● **Data**
========================================
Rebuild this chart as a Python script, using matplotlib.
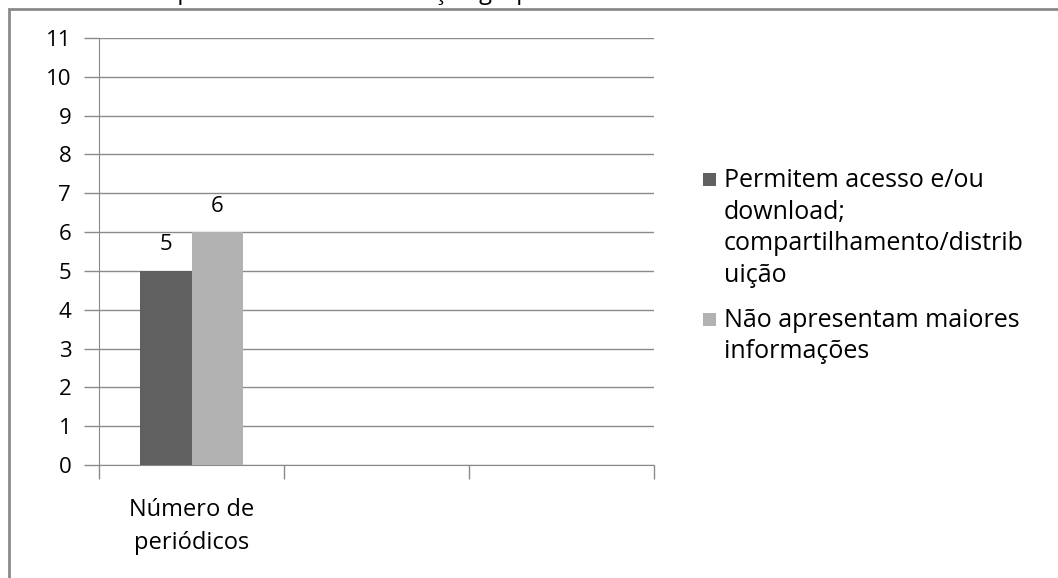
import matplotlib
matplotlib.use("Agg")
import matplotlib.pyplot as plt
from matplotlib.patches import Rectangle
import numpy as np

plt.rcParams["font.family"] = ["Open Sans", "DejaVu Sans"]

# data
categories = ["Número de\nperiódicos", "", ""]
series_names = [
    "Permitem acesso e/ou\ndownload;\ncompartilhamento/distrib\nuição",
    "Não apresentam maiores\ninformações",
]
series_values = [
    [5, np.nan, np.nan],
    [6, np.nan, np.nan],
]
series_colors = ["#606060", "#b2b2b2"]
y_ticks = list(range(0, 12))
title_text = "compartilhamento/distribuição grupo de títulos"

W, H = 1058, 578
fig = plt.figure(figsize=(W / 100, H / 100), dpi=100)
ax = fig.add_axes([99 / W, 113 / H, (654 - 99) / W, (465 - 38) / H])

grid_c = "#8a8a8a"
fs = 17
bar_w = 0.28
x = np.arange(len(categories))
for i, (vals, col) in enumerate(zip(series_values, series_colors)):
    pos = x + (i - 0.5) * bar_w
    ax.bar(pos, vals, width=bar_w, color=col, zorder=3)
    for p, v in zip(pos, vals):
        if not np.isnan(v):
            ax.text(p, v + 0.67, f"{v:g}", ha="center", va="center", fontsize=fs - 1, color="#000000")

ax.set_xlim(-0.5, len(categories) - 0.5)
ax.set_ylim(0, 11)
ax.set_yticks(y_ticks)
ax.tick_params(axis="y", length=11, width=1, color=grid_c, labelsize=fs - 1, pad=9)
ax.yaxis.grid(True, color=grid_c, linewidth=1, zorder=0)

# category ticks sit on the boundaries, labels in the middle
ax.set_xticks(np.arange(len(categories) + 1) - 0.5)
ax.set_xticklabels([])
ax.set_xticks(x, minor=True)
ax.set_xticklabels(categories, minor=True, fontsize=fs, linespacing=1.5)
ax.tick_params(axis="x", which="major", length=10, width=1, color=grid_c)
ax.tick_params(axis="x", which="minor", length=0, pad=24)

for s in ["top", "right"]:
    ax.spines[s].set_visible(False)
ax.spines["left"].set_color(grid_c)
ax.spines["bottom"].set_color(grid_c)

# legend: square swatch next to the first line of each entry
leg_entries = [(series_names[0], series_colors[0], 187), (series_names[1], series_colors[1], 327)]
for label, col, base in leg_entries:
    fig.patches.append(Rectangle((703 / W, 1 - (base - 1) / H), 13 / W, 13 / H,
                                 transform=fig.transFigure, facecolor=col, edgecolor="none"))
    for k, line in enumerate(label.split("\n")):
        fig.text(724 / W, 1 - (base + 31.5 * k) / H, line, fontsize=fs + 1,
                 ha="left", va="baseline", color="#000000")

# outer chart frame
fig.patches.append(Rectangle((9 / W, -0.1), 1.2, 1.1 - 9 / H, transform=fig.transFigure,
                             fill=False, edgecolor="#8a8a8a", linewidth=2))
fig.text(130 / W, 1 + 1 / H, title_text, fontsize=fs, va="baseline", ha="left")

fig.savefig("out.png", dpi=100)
========================================
● **Exercise goal**
Retype everything in the material word for word, minus pictures.

● **Full answer**
Rebuild this chart as a Python script, using matplotlib.
import matplotlib
matplotlib.use("Agg")
import matplotlib.pyplot as plt
from matplotlib.patches import Rectangle
import numpy as np

plt.rcParams["font.family"] = ["Open Sans", "DejaVu Sans"]

# data
categories = ["Número de\nperiódicos", "", ""]
series_names = [
    "Permitem acesso e/ou\ndownload;\ncompartilhamento/distrib\nuição",
    "Não apresentam maiores\ninformações",
]
series_values = [
    [5, np.nan, np.nan],
    [6, np.nan, np.nan],
]
series_colors = ["#606060", "#b2b2b2"]
y_ticks = list(range(0, 12))
title_text = "compartilhamento/distribuição grupo de títulos"

W, H = 1058, 578
fig = plt.figure(figsize=(W / 100, H / 100), dpi=100)
ax = fig.add_axes([99 / W, 113 / H, (654 - 99) / W, (465 - 38) / H])

grid_c = "#8a8a8a"
fs = 17
bar_w = 0.28
x = np.arange(len(categories))
for i, (vals, col) in enumerate(zip(series_values, series_colors)):
    pos = x + (i - 0.5) * bar_w
    ax.bar(pos, vals, width=bar_w, color=col, zorder=3)
    for p, v in zip(pos, vals):
        if not np.isnan(v):
            ax.text(p, v + 0.67, f"{v:g}", ha="center", va="center", fontsize=fs - 1, color="#000000")

ax.set_xlim(-0.5, len(categories) - 0.5)
ax.set_ylim(0, 11)
ax.set_yticks(y_ticks)
ax.tick_params(axis="y", length=11, width=1, color=grid_c, labelsize=fs - 1, pad=9)
ax.yaxis.grid(True, color=grid_c, linewidth=1, zorder=0)

# category ticks sit on the boundaries, labels in the middle
ax.set_xticks(np.arange(len(categories) + 1) - 0.5)
ax.set_xticklabels([])
ax.set_xticks(x, minor=True)
ax.set_xticklabels(categories, minor=True, fontsize=fs, linespacing=1.5)
ax.tick_params(axis="x", which="major", length=10, width=1, color=grid_c)
ax.tick_params(axis="x", which="minor", length=0, pad=24)

for s in ["top", "right"]:
    ax.spines[s].set_visible(False)
ax.spines["left"].set_color(grid_c)
ax.spines["bottom"].set_color(grid_c)

# legend: square swatch next to the first line of each entry
leg_entries = [(series_names[0], series_colors[0], 187), (series_names[1], series_colors[1], 327)]
for label, col, base in leg_entries:
    fig.patches.append(Rectangle((703 / W, 1 - (base - 1) / H), 13 / W, 13 / H,
                                 transform=fig.transFigure, facecolor=col, edgecolor="none"))
    for k, line in enumerate(label.split("\n")):
        fig.text(724 / W, 1 - (base + 31.5 * k) / H, line, fontsize=fs + 1,
                 ha="left", va="baseline", color="#000000")

# outer chart frame
fig.patches.append(Rectangle((9 / W, -0.1), 1.2, 1.1 - 9 / H, transform=fig.transFigure,
                             fill=False, edgecolor="#8a8a8a", linewidth=2))
fig.text(130 / W, 1 + 1 / H, title_text, fontsize=fs, va="baseline", ha="left")

fig.savefig("out.png", dpi=100)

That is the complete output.